Cameron was excellent today. With that in mind I suppose it could be necessary to form the opinion that his performance is being measured against far higher standards than Brown's. It's just possible that the only reason for this is that even slightly right of centre professional journos like Evans (and Iain Martin) are so used to Brown being appalling, that they unconsciously let him off lightly. By the same token, because many people who write blogs are so desperate to see Cameron and his party take Labour and Brown to the cleaners for what they've done to this country, what would be regarded as a good day for Brown is condemned as a shocker for Cameron. That browns me off a wee bit.

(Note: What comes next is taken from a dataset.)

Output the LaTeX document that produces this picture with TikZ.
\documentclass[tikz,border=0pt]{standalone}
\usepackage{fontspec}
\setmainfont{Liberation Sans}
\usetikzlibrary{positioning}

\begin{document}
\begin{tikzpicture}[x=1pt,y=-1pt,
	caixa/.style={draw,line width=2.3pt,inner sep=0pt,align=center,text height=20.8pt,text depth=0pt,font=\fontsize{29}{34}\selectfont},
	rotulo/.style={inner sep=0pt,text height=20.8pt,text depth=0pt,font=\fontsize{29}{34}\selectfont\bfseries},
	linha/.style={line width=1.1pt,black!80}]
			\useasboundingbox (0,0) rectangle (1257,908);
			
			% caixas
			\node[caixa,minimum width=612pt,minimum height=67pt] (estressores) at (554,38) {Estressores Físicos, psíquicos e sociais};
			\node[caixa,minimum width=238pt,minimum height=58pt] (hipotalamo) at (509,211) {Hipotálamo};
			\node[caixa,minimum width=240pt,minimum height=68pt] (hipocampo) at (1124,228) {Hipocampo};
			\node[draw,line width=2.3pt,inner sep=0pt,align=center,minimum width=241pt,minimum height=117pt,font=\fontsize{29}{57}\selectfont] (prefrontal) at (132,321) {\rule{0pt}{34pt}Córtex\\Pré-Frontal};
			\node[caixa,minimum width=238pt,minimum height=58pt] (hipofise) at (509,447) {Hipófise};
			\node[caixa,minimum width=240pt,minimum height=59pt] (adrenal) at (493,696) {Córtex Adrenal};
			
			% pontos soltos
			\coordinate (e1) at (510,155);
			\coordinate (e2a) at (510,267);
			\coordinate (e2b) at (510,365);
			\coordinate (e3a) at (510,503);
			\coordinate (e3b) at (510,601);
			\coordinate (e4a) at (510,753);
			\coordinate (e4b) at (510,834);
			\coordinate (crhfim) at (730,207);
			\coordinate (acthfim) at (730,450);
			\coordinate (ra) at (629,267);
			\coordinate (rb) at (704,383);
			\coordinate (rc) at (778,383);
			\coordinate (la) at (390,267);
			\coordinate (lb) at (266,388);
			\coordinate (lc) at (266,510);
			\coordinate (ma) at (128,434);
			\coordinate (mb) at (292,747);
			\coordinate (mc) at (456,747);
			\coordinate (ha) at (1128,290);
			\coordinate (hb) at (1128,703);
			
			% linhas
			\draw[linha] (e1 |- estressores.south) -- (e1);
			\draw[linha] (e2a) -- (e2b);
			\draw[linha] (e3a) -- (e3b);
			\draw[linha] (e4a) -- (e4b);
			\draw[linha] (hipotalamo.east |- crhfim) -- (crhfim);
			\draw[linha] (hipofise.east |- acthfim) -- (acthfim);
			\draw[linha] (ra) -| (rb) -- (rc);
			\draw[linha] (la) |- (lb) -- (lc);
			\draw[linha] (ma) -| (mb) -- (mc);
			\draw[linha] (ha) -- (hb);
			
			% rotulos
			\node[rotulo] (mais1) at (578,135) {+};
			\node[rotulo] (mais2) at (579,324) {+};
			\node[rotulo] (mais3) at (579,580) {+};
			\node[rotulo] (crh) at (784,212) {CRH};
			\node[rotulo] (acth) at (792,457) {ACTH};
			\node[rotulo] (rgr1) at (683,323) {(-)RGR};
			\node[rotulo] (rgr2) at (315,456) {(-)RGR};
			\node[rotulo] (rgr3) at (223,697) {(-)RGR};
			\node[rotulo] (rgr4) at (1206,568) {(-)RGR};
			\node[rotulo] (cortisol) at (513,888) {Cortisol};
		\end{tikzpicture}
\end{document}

Iain Dale, at least, has maintained his objectivity in suggesting that Brown was crap this week, just like he was last week. And Cameron was great.

Friday, 16 October 2009

Anti-Smoking Fanatics Will Lose

Warning: this is a bit of a boast post.

A few days ago, the truly horrible Duncan Bannatyne published a truly horrible set of thoughts (it hardly qualifies as an article) on the Grauniad website about why he would "only be happy when smoking was banned" and calling for children to report parents who smoke in their presence to the police. Their own parents! I was so incensed by his fascistic attitude to what is certainly an unhealthy habit, but nowhere near at the apocalyptic, genocidal levels anti-smoking fanatics like him would have us believe, that I posted a few innocuous remarks of my own in response.


The piccy is hard to read unless you click on it. This is what I said:

Yeah, yeah, yeah. Another proselytising ex-smoker banging on about his Damascene conversion and the need to treat evil smokers like second class filth. It's not the anti-smoking thing that gets me, it's the sheer hatred masquerading as concern and justified by a dangerous sense of moral superiority.

Stick to making money by exploiting the hard work and creativity of others, mate. That's what you're "good" at.

Next!

Not quite an exocet, I know. Yet a few days later, when glancing at it again, I was pleasantly surprised by the response my gripe had stimulated, complete with 800-odd "recommends", which is pretty high for Cif.

But I was far more impressed by the deluge of other (far better) comments that together nailed Bannatyne comprehensively and deservedly. Old Labour, Brownite brown-nose that he is, too, the ubiquitous condemnation couldn't have happened to a nicer man.

Suffice to say, a far more libertarian, anti-authoritarian mood is definitely emerging in this country, and that is a cause for optimism. There is hope for Britain after all.